> DIRECTIVE
Each line from the top of the listing through the one holding "solid_joinstyle='miter', zorder=2)" should be restated word for word, with nothing added and no pictures.
........
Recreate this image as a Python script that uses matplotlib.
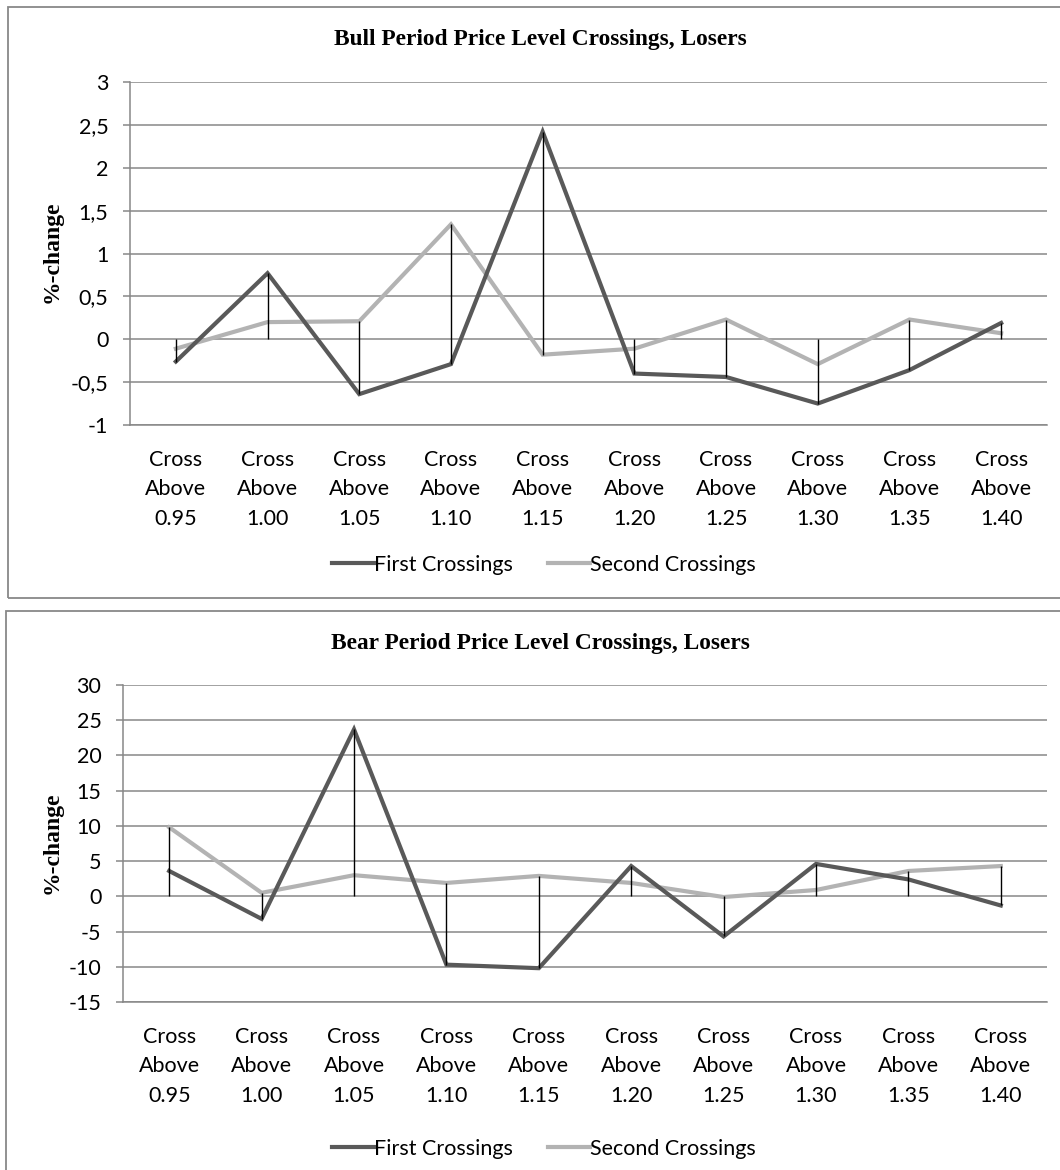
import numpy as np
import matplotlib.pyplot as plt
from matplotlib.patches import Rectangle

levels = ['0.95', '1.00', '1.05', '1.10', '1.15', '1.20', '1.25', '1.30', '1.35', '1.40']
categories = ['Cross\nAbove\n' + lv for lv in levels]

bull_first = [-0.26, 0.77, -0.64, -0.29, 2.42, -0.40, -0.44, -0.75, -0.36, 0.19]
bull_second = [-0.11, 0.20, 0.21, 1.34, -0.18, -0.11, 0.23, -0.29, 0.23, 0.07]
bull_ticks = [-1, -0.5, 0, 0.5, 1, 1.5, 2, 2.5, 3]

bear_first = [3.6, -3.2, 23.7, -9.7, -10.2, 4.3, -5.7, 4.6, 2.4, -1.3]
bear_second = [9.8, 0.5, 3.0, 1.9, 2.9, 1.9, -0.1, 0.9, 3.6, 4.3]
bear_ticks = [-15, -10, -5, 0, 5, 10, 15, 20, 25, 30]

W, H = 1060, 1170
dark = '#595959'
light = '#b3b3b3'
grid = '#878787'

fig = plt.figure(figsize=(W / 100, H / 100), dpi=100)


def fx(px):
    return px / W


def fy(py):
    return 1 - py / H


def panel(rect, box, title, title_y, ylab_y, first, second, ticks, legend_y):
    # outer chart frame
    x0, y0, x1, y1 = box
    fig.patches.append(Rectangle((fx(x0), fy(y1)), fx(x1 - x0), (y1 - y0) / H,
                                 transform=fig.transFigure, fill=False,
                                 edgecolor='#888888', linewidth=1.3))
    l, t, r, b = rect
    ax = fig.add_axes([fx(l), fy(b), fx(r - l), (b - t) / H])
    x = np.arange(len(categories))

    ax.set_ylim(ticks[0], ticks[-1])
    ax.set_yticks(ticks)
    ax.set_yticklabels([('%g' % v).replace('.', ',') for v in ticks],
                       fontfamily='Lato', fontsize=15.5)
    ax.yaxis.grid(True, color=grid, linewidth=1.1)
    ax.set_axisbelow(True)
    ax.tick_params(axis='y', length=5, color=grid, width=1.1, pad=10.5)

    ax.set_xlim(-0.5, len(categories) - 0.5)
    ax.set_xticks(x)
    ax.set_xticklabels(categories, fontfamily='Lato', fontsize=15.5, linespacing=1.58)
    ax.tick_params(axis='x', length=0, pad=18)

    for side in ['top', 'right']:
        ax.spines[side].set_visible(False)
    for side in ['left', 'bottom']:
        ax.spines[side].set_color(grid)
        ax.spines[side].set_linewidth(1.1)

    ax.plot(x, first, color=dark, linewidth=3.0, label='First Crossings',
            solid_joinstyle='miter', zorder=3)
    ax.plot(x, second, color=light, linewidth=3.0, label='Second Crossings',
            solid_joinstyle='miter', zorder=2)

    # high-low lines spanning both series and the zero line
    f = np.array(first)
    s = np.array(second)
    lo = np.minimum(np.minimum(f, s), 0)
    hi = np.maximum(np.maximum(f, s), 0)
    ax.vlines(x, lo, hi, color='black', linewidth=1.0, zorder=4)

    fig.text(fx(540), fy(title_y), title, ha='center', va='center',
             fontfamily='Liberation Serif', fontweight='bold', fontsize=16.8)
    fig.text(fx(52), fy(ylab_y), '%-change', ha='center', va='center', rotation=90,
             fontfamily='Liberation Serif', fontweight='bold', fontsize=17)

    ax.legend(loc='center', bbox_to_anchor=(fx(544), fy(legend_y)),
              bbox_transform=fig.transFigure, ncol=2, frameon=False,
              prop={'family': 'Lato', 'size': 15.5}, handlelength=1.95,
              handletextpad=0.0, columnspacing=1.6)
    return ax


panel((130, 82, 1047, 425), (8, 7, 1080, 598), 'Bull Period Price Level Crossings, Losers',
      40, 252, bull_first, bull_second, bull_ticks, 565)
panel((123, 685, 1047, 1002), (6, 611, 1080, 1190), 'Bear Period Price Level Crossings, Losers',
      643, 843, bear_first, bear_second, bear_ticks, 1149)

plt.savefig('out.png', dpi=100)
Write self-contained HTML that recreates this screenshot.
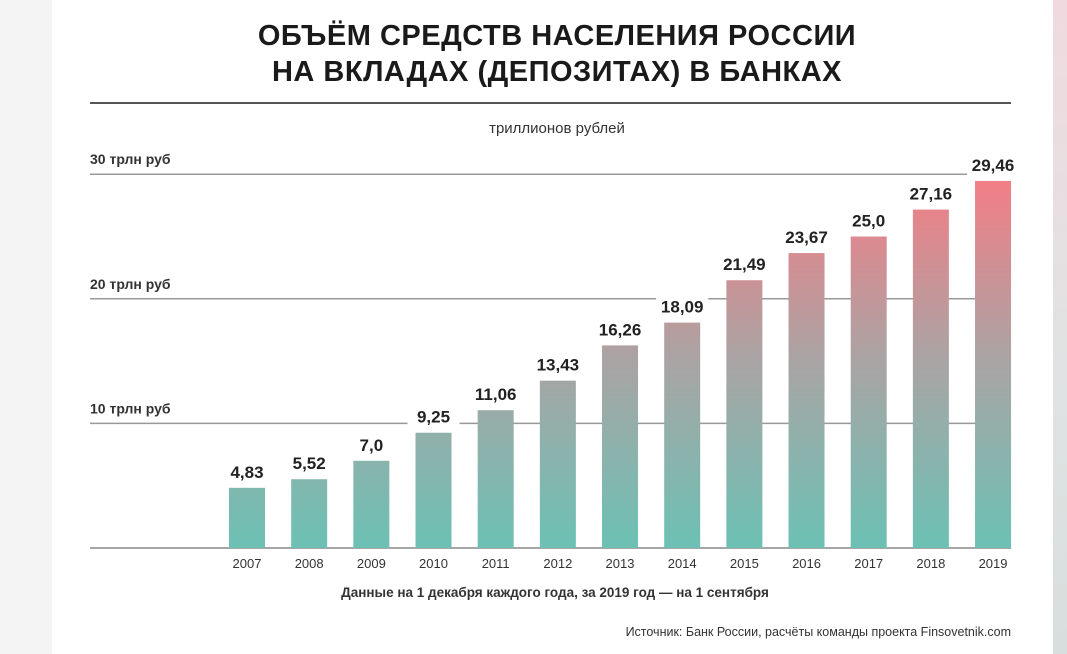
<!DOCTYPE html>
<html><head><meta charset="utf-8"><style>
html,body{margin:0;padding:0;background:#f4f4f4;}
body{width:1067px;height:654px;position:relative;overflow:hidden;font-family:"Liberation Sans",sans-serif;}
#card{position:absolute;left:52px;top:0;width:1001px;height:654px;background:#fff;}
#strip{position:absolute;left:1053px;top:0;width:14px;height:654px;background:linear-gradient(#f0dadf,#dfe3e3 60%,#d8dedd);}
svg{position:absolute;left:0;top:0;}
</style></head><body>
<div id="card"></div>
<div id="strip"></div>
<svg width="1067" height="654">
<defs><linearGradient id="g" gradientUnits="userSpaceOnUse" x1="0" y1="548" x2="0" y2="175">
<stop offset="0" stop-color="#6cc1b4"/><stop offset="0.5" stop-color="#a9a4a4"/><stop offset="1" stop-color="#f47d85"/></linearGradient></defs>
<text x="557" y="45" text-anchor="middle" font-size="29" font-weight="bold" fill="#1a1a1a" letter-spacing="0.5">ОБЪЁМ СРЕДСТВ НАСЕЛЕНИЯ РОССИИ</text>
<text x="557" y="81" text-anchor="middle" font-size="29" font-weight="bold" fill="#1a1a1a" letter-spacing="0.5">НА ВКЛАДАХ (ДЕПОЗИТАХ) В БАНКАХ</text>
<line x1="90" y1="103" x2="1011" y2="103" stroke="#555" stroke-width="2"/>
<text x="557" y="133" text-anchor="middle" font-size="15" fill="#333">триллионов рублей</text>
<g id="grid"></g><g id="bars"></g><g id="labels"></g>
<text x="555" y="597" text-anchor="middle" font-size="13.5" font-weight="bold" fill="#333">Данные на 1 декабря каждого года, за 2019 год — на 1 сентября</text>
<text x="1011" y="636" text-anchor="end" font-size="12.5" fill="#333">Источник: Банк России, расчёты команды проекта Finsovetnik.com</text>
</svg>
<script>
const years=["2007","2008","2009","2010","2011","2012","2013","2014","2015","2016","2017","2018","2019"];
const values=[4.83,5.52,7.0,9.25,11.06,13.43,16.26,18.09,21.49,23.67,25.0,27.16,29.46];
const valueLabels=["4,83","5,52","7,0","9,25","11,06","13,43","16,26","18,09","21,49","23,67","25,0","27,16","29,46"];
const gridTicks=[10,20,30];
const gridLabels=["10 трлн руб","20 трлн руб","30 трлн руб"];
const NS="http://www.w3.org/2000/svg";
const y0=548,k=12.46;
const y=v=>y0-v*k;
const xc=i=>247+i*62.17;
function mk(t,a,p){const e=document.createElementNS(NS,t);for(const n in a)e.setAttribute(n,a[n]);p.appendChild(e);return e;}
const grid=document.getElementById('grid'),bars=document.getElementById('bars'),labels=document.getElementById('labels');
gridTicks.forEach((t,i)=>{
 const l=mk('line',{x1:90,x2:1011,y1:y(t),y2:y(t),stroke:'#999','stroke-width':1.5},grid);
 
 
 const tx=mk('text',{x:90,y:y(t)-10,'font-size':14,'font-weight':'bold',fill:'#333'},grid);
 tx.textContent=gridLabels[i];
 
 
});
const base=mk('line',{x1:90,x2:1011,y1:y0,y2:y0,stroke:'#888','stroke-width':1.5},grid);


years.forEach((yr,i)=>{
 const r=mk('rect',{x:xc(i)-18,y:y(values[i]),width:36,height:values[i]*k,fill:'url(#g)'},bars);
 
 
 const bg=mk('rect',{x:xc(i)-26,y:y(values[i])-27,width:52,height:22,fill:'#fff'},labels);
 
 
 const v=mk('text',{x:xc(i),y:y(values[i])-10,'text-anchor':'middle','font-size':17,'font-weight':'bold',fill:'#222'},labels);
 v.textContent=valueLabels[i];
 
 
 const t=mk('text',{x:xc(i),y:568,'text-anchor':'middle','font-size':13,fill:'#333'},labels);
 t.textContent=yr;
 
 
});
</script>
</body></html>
........
> FINISHED EXERCISE
Recreate this image as a Python script that uses matplotlib.
import numpy as np
import matplotlib.pyplot as plt
from matplotlib.patches import Rectangle

levels = ['0.95', '1.00', '1.05', '1.10', '1.15', '1.20', '1.25', '1.30', '1.35', '1.40']
categories = ['Cross\nAbove\n' + lv for lv in levels]

bull_first = [-0.26, 0.77, -0.64, -0.29, 2.42, -0.40, -0.44, -0.75, -0.36, 0.19]
bull_second = [-0.11, 0.20, 0.21, 1.34, -0.18, -0.11, 0.23, -0.29, 0.23, 0.07]
bull_ticks = [-1, -0.5, 0, 0.5, 1, 1.5, 2, 2.5, 3]

bear_first = [3.6, -3.2, 23.7, -9.7, -10.2, 4.3, -5.7, 4.6, 2.4, -1.3]
bear_second = [9.8, 0.5, 3.0, 1.9, 2.9, 1.9, -0.1, 0.9, 3.6, 4.3]
bear_ticks = [-15, -10, -5, 0, 5, 10, 15, 20, 25, 30]

W, H = 1060, 1170
dark = '#595959'
light = '#b3b3b3'
grid = '#878787'

fig = plt.figure(figsize=(W / 100, H / 100), dpi=100)


def fx(px):
    return px / W


def fy(py):
    return 1 - py / H


def panel(rect, box, title, title_y, ylab_y, first, second, ticks, legend_y):
    # outer chart frame
    x0, y0, x1, y1 = box
    fig.patches.append(Rectangle((fx(x0), fy(y1)), fx(x1 - x0), (y1 - y0) / H,
                                 transform=fig.transFigure, fill=False,
                                 edgecolor='#888888', linewidth=1.3))
    l, t, r, b = rect
    ax = fig.add_axes([fx(l), fy(b), fx(r - l), (b - t) / H])
    x = np.arange(len(categories))

    ax.set_ylim(ticks[0], ticks[-1])
    ax.set_yticks(ticks)
    ax.set_yticklabels([('%g' % v).replace('.', ',') for v in ticks],
                       fontfamily='Lato', fontsize=15.5)
    ax.yaxis.grid(True, color=grid, linewidth=1.1)
    ax.set_axisbelow(True)
    ax.tick_params(axis='y', length=5, color=grid, width=1.1, pad=10.5)

    ax.set_xlim(-0.5, len(categories) - 0.5)
    ax.set_xticks(x)
    ax.set_xticklabels(categories, fontfamily='Lato', fontsize=15.5, linespacing=1.58)
    ax.tick_params(axis='x', length=0, pad=18)

    for side in ['top', 'right']:
        ax.spines[side].set_visible(False)
    for side in ['left', 'bottom']:
        ax.spines[side].set_color(grid)
        ax.spines[side].set_linewidth(1.1)

    ax.plot(x, first, color=dark, linewidth=3.0, label='First Crossings',
            solid_joinstyle='miter', zorder=3)
    ax.plot(x, second, color=light, linewidth=3.0, label='Second Crossings',
            solid_joinstyle='miter', zorder=2)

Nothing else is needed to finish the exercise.